Image used by permission of the House of White Birches Publishing Co.
When I first saw 1-2-3 Skein Crochet*, I was excited. The vast majority of the “one skein” or “stashbuster” books I had seen so far were either for knit only or for “knit and crochet” — and we all know that a book that is for “knit and crochet” will generally consist of about 90% knitting patterns with a token handful of crochet patterns thrown in. So finding one that was specifically for crochet patterns felt like getting the pot of gold at the end of the rainbow.
Given how I had built up my expectations, then, it isn’t surprising that the book fell short. But if it didn’t turn out to be a pot of gold, it was at least a pot of pewter — nothing flashy, but still solid and useful.
I can definitely think of a few of these projects that will find themselves on my project list. The Basketweave Eyeglass Case, Travel Pillows and Dainty Slippers, in particular, might well become gifts in the near-to-medium-term future. These stand in contrast to projects like the Funky Hat, Felted Necklace and Santa Toilet Seat Cover that were definitely not things I could see myself making, much less giving as gifts (YMMV, of course). Luckily, projects like these were reasonably few and far between.
I have to say that the Babies section stood out as particularly useful. Crochet patterns for babies generally rank high on the cooing adorability scale, but a few of these patters stood out, even from that crowd, as egregiously cute. I’m thinking in particular of the Serenity Blue Dress, the jacket from the Boy Blue Sunday Suit, and the Lemon Drops layette set. Even though nobody I know is currently expecting, I felt the itch to begin making one of these sweet patterns so as to be ready the next time one of my friends and/or relations procreates.

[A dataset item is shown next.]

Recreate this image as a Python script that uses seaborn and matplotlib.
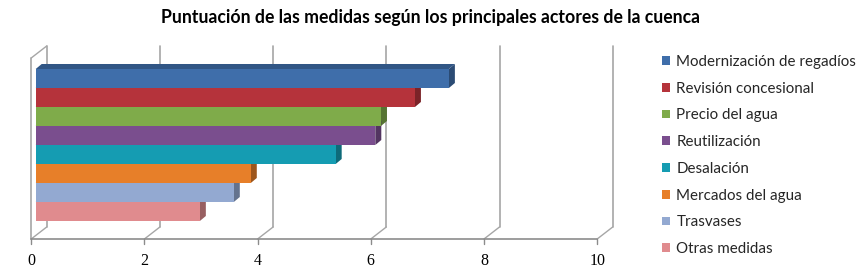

Where the Babies section stood out, I found myself wondering about some of the patterns in the Men’s section. Many of the projects struck me as fairly unisex-ish. Nothing wrong with them, of course, but it seemed like they were “manly” mostly in the yarn color, and not in the pattern itself.
All in all, this is a serviceable stash-busting book. I wouldn’t call it inspired, but that isn’t what stash busting is really about, anyway. If you are a crocheter who wants to reduce that stash of yarn that is currently taking over the closet, I’d definitely suggest taking a look at this book.
* For purposes of full disclosure, I want to say that no publisher or seller of this work has influenced this review.